Mahkamah Agung malah menurunkan lamanya hukuman yang dijatuhkan judex factie. Hal ini terlihat dalam putusan No. 1063 K/Pid.Sus/2009 atas nama terdakwa H. Sukarno bin H. Latif K. Pengadilan Negeri Kolaka menyatakan terdakwa terbukti melakukan tindak pidana menyimpan BBM tanpa izin usaha penyimpanan, perbuatan mana melanggar pasal 53 huruf c jo pasal 23 ayat (2) UU Migas. Terdakwa divonis 10 bulan penjara dan denda lima juta rupiah subsider 3 bulan kurungan. Barang bukti dirampas untuk negara. Pengadilan Tinggi menguatkan putusan ini. Namun pada Agustus 2010 silam, Mahkamah Agung mengkorting hukuman penjara terdakwa menjadi 6 bulan. Ironisnya, tidak jelas apa pertimbangan majelis kasasi mengurangi lamanya hukuman terdakwa.

Bukan tindak pidana
Penimbunan BBM tak selamanya bisa dikualifikasi sebagai tindak pidana. Tengok saja dalam putusan Mahkamah Agung No. 544 K/Pid/2007. Abdul Haer alias Amihai dibawa ke kursi terdakwa atas tuduhan penimbunan BBM. Di Pengadilan Negeri Poso, terdakwa dituntut tiga tahun penjara dan denda Rp20 juta subsider enam bulan kurungan.

Pada 8 April 2006, PN Poso menjatuhkan putusan terdakwa terbukti melakukan penyimpanan BBM tanah. Tetapi perbuatan tersebut bukanlah suatu tindak pidana. Oleh karena itu, terdakwa dilepas dari segala tuntutan hukum. Barang bukti 134 drum minyak tanah dikembalikan kepada terdakwa.

Di persidangan terungkap terdakwa mempunya izin perjanjian kontrak agen minyak tanah. Berdasarkan perjanjian terdakwa mendapat jatah tiga drum per hari. Namun lantaran tidak laku seluruhnya, terdakwa terkesan menimbun minyak tanah sehingga polisi melakukan penyidikan. Upaya jaksa mengajukan kasasi kandas.
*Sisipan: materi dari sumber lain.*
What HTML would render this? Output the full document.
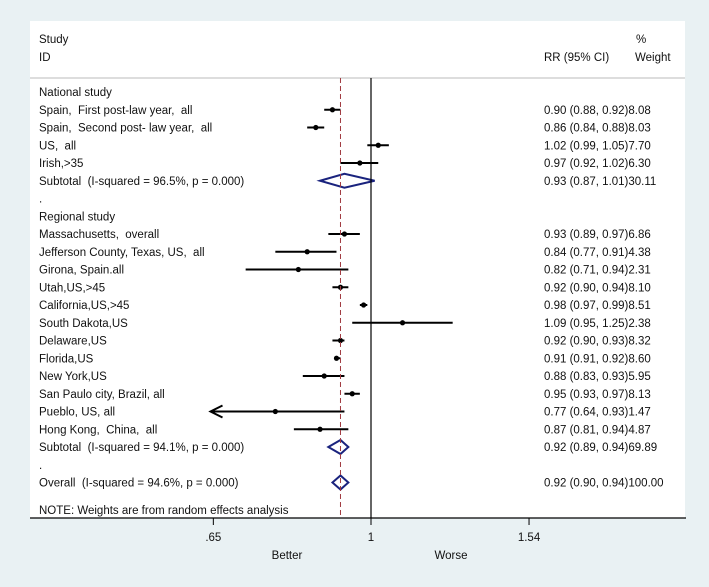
<!DOCTYPE html>
<html><head><meta charset="utf-8"><style>
html,body{margin:0;padding:0;background:#e9f1f3;}
svg{display:block;font-family:"Liberation Sans",Arial,sans-serif;}
svg text{white-space:pre;}
</style></head><body>
<svg id="plot" width="709" height="587" viewBox="0 0 709 587" xmlns="http://www.w3.org/2000/svg">
<rect x="0" y="0" width="709" height="587" fill="#e9f1f3"/>
<rect x="30" y="21" width="655" height="497" fill="#ffffff"/>
<g font-size="11.5" fill="#111">
<text x="39" y="43">Study</text>
<text x="39" y="61">ID</text>
<text x="544" y="61">RR (95% CI)</text>
<text x="636" y="43">%</text>
<text x="635" y="61">Weight</text>
</g>
<line x1="30" y1="78" x2="685" y2="78" stroke="#bbb" stroke-width="1"/>
<g id="rows"></g>
<g id="axis"></g>
</svg>
<script>
const labels = ["National study","Spain,  First post-law year,  all","Spain,  Second post- law year,  all","US,  all","Irish,>35","Subtotal  (I-squared = 96.5%, p = 0.000)",".","Regional study","Massachusetts,  overall","Jefferson County, Texas, US,  all","Girona, Spain.all","Utah,US,>45","California,US,>45","South Dakota,US","Delaware,US","Florida,US","New York,US","San Paulo city, Brazil, all","Pueblo, US, all","Hong Kong,  China,  all","Subtotal  (I-squared = 94.1%, p = 0.000)",".","Overall  (I-squared = 94.6%, p = 0.000)"];
const kinds = ["h","s","s","s","s","d","b","h","s","s","s","s","s","s","s","s","s","s","s","s","d","b","d"];
const est = [null,0.90,0.86,1.02,0.97,0.93,null,null,0.93,0.84,0.82,0.92,0.98,1.09,0.92,0.91,0.88,0.95,0.77,0.87,0.92,null,0.92];
const lower = [null,0.88,0.84,0.99,0.92,0.87,null,null,0.89,0.77,0.71,0.90,0.97,0.95,0.90,0.91,0.83,0.93,0.64,0.81,0.89,null,0.90];
const upper = [null,0.92,0.88,1.05,1.02,1.01,null,null,0.97,0.91,0.94,0.94,0.99,1.25,0.93,0.92,0.93,0.97,0.93,0.94,0.94,null,0.94];
const weights = [null,"8.08","8.03","7.70","6.30","30.11",null,null,"6.86","4.38","2.31","8.10","8.51","2.38","8.32","8.60","5.95","8.13","1.47","4.87","69.89",null,"100.00"];
const ticks = [0.65,1,1.54];
const tickLabels = [".65","1","1.54"];
const pooled = 0.92;
const xMinVal = 0.645;

const NS="http://www.w3.org/2000/svg";
const x = v => 371 + Math.log(v)*366;
const rowY = i => 92 + i*17.75;
const f2 = v => v.toFixed(2);
function mk(tag, attrs, parent){const e=document.createElementNS(NS,tag);for(const k in attrs)e.setAttribute(k,attrs[k]);parent.appendChild(e);return e;}
const rows=document.getElementById('rows');
const axis=document.getElementById('axis');

let nl=mk('line',{x1:x(1),y1:78,x2:x(1),y2:518,stroke:'#000','stroke-width':1.2},axis);


let pl=mk('line',{x1:x(pooled),y1:78,x2:x(pooled),y2:518,stroke:'#a03a40','stroke-width':1,'stroke-dasharray':'5,3'},axis);



labels.forEach((lab,i)=>{
  const y=rowY(i);
  const t=mk('text',{x:39,y:y+4,'font-size':11.5,fill:'#111'},rows);
  t.textContent=lab;
  
  
  if(est[i]==null) return;
  const r=mk('text',{x:544,y:y+4,'font-size':11.5,fill:'#111'},rows);
  r.textContent=f2(est[i])+" ("+f2(lower[i])+", "+f2(upper[i])+")"+weights[i];
  
  
  if(kinds[i]==='s'){
    const lo=Math.max(lower[i],xMinVal);
    const ci=mk('line',{x1:x(lo),y1:y,x2:x(upper[i]),y2:y,stroke:'#000','stroke-width':2},rows);
    
    
    if(lower[i]<xMinVal){
      const ah=mk('path',{d:`M${x(lo)+12},${y-6} L${x(lo)},${y} L${x(lo)+12},${y+6}`,fill:'none',stroke:'#000','stroke-width':2},rows);
      
      
    }
    const p=mk('circle',{cx:x(est[i]),cy:y,r:2.6,fill:'#000'},rows);
    
    
  } else if(kinds[i]==='d'){
    const xl=x(lower[i]),xr=x(upper[i]),xc=x(est[i]);
    const d=mk('polygon',{points:`${xl},${y} ${xc},${y-7} ${xr},${y} ${xc},${y+7}`,fill:'none',stroke:'#1a237e','stroke-width':2},rows);
    
    
  }
});

const note=mk('text',{x:39,y:514,'font-size':11.5,fill:'#111'},rows);
note.textContent="NOTE: Weights are from random effects analysis";



const al=mk('line',{x1:30,y1:518,x2:686,y2:518,stroke:'#000','stroke-width':1.2},axis);


ticks.forEach((v,i)=>{
  const tk=mk('line',{x1:x(v),y1:518,x2:x(v),y2:525,stroke:'#000','stroke-width':1},axis);
  
  
  const tl=mk('text',{x:x(v),y:541,'font-size':11.5,'text-anchor':'middle',fill:'#111'},axis);
  tl.textContent=tickLabels[i];
  
  
});
const b=mk('text',{x:287,y:559,'font-size':11.5,'text-anchor':'middle',fill:'#111'},axis);
b.textContent="Better";


const w=mk('text',{x:451,y:559,'font-size':11.5,'text-anchor':'middle',fill:'#111'},axis);
w.textContent="Worse";


</script>
</body></html>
Pengadilan Negeri Batam juga pernah membebaskan Andi Zulkarnain, terdakwa kasus penimbunan BBM. Ia tidak terbukti menyalahgunakan pengangkutan dan atau niaga bahan bakar minyak seperti dituduhkan jaksa. Barang bukti 10 ton solar yang disita Densus 88 Mabes Polri dikembalikan kepada terdakwa. Upaya jaksa mengajukan kasasi kandas karena menurut majelis hakim kasasi jaksa tidak bisa membuktikan bahwa pembebasan terdakwa adalah pembebasan tidak murni. Dalam putusan No. 2907K/Pid/2006, majelis hakim agung menyatakan permohonan kasasi dinyatakan tidak dapat diterima.

Daftar putusan pengadilan bisa terus bertambah dengan pertimbangan dan putusan hakim yang berbeda-beda. Tetapi pelaku rata-rata dijerat dengan pasal 53 UU Migas. Ini hanya sedikit dari putusan Mahkamah Agung yang relevan untuk diangkat sebagai bahan renungan saat Pemerintah hendak menaikkan harga BBM.